-- Begin Raw records --

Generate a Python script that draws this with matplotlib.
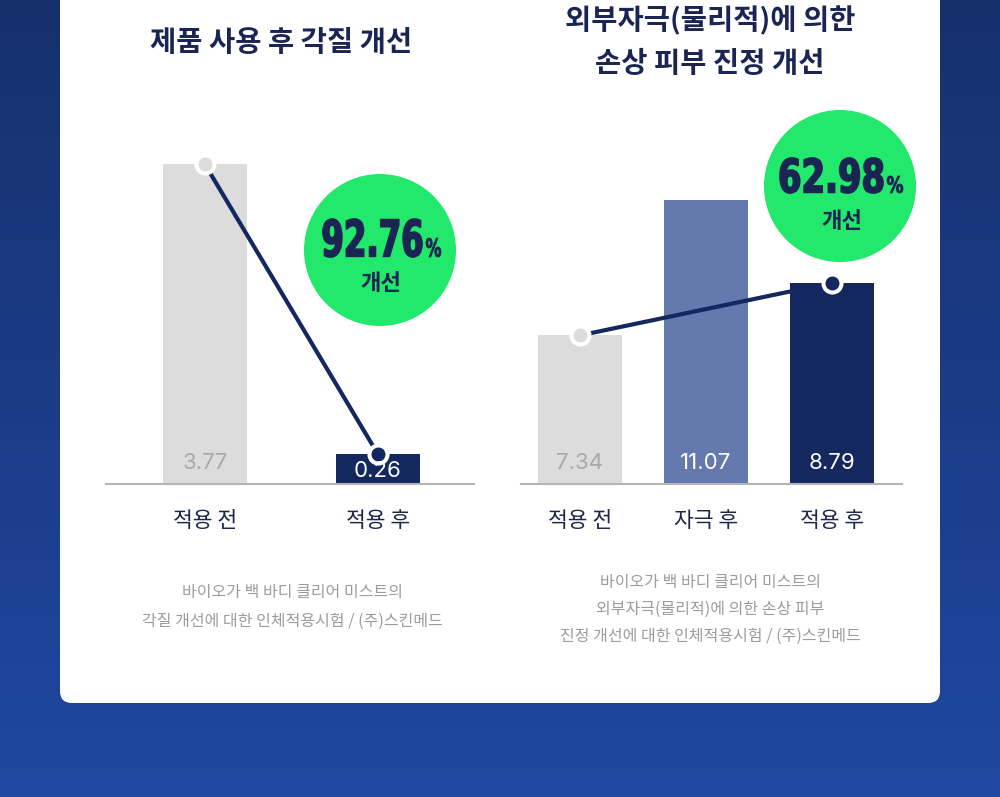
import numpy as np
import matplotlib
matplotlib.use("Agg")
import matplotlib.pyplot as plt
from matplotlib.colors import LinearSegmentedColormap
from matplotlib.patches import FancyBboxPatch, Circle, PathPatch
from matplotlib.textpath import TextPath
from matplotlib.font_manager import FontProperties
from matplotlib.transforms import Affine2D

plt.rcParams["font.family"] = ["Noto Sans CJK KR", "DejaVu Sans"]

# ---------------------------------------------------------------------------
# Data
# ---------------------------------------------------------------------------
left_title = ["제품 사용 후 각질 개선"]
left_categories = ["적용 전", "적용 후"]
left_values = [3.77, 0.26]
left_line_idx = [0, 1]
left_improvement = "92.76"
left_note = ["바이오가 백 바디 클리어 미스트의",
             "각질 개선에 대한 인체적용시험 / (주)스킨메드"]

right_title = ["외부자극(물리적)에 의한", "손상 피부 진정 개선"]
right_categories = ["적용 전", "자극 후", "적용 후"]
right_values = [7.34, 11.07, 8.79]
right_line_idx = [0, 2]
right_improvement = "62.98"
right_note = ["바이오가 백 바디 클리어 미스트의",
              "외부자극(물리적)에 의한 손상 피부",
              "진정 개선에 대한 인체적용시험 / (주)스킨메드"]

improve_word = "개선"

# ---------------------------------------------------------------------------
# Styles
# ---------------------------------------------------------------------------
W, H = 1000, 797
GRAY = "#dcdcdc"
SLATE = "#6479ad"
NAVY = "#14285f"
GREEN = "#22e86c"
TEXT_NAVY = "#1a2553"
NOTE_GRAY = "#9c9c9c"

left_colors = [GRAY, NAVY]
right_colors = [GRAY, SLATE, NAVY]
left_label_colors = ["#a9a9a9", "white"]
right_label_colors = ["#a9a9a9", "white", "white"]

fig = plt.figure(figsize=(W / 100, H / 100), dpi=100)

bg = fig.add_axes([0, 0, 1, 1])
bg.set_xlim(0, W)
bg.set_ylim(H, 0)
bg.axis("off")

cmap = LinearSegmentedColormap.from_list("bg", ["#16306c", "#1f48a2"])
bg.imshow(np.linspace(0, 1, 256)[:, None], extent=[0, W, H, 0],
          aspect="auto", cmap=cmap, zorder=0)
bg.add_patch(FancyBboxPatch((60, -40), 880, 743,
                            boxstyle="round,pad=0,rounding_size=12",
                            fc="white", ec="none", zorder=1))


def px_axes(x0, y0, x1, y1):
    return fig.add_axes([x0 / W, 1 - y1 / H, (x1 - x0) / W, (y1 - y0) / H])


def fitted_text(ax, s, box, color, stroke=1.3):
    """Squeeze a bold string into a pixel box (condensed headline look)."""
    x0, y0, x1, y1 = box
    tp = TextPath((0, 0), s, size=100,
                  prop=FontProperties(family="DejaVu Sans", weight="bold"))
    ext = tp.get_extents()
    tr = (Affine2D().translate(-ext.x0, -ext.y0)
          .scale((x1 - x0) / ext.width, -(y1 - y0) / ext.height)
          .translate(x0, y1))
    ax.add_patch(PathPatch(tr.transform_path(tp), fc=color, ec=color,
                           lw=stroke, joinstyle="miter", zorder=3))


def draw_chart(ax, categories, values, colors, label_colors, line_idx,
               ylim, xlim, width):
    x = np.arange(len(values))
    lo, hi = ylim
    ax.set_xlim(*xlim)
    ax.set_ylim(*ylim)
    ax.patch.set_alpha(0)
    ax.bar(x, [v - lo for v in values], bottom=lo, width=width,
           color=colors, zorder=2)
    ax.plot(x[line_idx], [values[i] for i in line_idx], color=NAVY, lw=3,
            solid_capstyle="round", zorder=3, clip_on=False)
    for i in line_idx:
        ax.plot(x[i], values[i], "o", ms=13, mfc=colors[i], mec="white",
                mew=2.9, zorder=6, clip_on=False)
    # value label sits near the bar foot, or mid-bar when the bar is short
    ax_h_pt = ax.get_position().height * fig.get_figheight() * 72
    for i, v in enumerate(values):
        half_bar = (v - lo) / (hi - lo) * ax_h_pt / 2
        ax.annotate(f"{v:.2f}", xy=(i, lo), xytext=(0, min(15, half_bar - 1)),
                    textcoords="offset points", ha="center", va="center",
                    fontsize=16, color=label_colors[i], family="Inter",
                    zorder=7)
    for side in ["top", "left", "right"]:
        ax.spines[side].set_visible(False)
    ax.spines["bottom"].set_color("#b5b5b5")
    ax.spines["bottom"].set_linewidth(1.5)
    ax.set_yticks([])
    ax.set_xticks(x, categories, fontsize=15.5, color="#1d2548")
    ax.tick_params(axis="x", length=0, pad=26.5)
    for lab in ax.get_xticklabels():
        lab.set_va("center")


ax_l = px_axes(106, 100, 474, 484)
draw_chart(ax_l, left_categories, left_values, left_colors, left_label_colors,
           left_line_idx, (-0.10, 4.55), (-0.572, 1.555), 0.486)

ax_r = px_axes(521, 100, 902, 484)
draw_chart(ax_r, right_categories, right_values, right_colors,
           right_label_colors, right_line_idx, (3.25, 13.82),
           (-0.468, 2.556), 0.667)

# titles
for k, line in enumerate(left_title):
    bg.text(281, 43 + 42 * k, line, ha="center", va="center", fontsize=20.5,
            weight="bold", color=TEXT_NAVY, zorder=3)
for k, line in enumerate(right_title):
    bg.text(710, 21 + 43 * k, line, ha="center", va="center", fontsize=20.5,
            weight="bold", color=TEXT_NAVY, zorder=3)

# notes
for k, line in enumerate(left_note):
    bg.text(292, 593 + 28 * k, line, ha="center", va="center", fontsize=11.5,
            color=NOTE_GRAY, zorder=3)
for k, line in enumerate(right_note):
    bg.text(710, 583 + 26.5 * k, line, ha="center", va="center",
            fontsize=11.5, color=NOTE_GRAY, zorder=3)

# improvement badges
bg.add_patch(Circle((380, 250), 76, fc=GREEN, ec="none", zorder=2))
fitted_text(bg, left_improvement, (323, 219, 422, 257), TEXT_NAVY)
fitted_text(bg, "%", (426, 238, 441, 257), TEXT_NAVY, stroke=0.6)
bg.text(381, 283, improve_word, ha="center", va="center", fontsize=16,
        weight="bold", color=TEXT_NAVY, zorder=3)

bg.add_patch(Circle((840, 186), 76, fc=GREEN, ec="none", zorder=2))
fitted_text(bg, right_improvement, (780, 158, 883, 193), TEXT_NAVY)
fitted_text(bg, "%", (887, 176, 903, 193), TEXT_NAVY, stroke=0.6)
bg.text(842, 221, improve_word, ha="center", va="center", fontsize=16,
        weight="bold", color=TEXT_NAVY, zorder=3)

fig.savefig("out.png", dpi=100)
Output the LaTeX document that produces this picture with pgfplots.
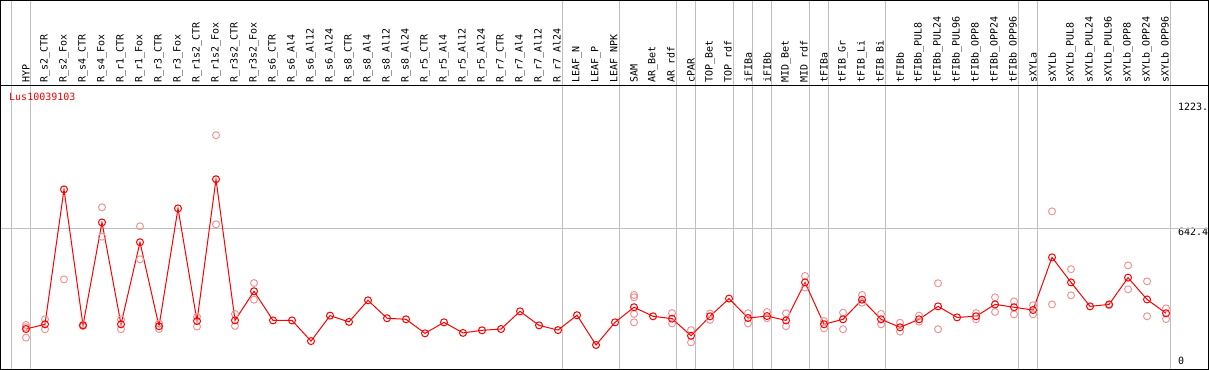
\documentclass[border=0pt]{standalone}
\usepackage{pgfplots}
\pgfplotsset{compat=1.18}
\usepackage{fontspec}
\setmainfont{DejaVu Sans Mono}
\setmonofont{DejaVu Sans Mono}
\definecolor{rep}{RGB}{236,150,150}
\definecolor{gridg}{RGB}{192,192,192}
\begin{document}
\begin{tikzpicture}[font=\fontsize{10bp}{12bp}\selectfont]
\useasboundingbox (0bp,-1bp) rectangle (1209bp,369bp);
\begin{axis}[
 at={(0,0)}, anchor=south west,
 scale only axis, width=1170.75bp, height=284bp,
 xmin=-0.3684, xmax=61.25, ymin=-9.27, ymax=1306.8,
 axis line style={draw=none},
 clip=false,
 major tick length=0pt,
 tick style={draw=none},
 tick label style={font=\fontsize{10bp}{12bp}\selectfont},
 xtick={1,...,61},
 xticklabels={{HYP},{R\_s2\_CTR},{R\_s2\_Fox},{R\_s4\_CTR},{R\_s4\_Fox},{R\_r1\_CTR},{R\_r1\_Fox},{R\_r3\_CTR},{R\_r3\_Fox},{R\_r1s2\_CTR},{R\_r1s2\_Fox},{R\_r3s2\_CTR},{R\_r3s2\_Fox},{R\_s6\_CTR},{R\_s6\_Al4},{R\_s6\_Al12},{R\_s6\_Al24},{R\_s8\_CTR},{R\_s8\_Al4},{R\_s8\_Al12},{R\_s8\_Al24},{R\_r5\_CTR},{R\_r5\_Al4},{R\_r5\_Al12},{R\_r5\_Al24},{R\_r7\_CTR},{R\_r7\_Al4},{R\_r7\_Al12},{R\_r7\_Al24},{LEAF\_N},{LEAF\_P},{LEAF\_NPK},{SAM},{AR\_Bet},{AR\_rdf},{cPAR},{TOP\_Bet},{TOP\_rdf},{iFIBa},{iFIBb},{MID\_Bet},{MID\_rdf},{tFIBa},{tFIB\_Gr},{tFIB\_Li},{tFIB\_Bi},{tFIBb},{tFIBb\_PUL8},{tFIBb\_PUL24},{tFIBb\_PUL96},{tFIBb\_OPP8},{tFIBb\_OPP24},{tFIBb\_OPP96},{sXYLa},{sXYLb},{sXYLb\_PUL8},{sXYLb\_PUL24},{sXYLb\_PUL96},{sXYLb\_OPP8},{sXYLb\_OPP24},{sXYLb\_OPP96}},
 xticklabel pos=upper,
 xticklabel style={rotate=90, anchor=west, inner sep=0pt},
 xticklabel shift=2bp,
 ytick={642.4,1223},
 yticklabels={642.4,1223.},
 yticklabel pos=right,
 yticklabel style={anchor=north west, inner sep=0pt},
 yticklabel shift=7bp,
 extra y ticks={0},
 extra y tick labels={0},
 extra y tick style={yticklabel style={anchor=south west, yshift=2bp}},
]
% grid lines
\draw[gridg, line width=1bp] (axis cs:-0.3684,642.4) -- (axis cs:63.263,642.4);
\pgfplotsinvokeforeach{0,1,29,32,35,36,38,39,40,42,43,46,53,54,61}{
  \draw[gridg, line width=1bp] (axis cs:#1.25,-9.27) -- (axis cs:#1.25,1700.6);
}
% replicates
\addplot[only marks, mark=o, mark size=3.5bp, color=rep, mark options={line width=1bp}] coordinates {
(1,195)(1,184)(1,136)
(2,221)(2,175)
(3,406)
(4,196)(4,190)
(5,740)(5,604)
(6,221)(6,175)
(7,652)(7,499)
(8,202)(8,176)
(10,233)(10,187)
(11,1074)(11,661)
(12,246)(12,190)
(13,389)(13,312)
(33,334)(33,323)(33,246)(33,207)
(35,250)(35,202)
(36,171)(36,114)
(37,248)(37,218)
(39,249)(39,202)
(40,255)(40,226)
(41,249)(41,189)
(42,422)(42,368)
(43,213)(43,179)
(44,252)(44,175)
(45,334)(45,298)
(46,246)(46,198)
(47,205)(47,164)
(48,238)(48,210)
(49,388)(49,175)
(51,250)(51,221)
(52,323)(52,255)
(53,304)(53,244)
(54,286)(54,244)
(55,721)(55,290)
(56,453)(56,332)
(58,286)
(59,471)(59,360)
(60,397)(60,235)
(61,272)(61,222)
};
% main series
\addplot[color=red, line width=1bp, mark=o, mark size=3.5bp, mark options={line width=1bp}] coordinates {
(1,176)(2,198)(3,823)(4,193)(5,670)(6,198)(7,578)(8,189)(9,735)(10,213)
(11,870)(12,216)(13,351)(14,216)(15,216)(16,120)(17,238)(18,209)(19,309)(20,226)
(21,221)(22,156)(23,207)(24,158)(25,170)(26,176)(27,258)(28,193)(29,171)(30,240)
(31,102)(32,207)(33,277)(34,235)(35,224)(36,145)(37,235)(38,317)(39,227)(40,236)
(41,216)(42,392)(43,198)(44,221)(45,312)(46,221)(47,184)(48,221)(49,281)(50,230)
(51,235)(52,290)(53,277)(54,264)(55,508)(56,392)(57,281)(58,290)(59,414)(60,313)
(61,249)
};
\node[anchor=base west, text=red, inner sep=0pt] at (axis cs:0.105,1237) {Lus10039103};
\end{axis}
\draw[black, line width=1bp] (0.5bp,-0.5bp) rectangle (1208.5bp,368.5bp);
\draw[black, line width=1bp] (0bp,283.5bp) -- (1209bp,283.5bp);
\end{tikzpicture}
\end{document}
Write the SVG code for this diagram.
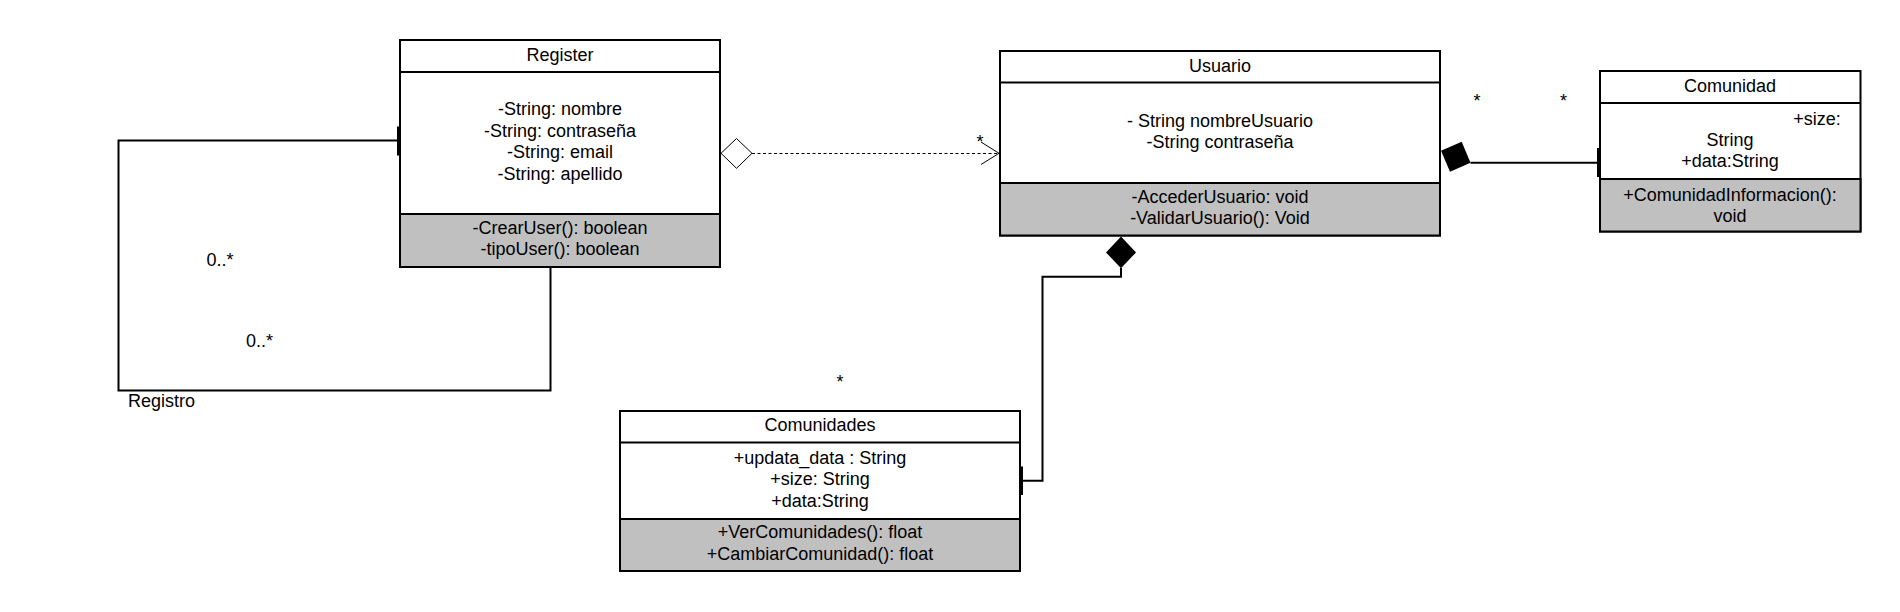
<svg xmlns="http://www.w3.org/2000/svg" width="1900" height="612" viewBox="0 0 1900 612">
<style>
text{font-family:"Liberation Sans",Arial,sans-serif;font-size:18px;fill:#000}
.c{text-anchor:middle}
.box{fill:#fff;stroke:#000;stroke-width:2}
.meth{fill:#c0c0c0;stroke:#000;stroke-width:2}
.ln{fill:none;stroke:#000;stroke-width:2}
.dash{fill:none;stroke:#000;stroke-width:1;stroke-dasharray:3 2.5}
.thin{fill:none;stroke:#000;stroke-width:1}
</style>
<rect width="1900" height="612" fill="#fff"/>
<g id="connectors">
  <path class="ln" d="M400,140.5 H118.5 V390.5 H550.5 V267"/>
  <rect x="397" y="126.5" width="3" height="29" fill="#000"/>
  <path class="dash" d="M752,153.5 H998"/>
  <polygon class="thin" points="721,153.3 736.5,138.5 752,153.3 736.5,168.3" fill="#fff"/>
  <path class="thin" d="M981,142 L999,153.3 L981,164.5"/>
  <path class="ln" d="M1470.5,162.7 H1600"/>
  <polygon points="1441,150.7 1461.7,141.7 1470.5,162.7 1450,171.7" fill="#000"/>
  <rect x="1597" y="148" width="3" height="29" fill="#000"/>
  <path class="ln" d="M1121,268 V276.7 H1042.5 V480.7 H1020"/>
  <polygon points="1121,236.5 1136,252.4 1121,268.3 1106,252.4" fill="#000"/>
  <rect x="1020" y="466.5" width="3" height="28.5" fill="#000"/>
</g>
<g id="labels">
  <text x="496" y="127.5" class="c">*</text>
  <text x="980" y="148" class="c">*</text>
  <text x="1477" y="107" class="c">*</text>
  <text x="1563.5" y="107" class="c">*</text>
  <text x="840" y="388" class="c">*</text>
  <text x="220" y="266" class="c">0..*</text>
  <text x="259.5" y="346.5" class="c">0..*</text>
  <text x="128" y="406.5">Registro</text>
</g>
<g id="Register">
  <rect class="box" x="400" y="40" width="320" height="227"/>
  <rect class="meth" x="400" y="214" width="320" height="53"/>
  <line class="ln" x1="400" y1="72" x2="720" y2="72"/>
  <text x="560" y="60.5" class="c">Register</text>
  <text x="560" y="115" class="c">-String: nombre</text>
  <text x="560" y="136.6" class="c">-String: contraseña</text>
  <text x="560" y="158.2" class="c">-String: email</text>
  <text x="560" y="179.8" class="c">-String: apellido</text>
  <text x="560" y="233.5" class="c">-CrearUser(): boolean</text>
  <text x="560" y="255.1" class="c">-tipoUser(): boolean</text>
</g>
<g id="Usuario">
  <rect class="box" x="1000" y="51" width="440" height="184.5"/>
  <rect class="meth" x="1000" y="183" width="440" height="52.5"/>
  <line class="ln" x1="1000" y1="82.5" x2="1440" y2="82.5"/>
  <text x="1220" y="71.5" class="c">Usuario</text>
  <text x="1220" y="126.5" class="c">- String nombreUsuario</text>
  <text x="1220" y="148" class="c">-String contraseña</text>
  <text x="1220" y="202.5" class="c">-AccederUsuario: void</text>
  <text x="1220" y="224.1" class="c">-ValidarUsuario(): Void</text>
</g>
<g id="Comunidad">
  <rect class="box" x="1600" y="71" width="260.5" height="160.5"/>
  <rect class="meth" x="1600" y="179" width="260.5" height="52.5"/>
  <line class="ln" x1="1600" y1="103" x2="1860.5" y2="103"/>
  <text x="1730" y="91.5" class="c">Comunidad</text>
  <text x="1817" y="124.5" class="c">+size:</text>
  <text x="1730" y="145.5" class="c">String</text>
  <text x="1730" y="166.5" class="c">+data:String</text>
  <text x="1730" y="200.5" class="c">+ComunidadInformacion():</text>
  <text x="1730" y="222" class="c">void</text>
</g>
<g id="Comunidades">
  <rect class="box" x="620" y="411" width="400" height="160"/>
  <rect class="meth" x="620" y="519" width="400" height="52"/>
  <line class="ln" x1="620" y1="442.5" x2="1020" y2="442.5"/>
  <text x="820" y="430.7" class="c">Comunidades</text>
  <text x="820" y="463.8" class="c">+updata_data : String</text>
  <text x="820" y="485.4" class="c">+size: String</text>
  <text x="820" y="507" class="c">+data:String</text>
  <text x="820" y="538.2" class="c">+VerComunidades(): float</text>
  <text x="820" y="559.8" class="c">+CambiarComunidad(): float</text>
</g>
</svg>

-- End Raw records --

_Aim of the task_:
Among the records above, find each line holding the string "that" and pull it out.

_The answer_:
Generate a Python script that draws this with matplotlib.
Output the LaTeX document that produces this picture with pgfplots.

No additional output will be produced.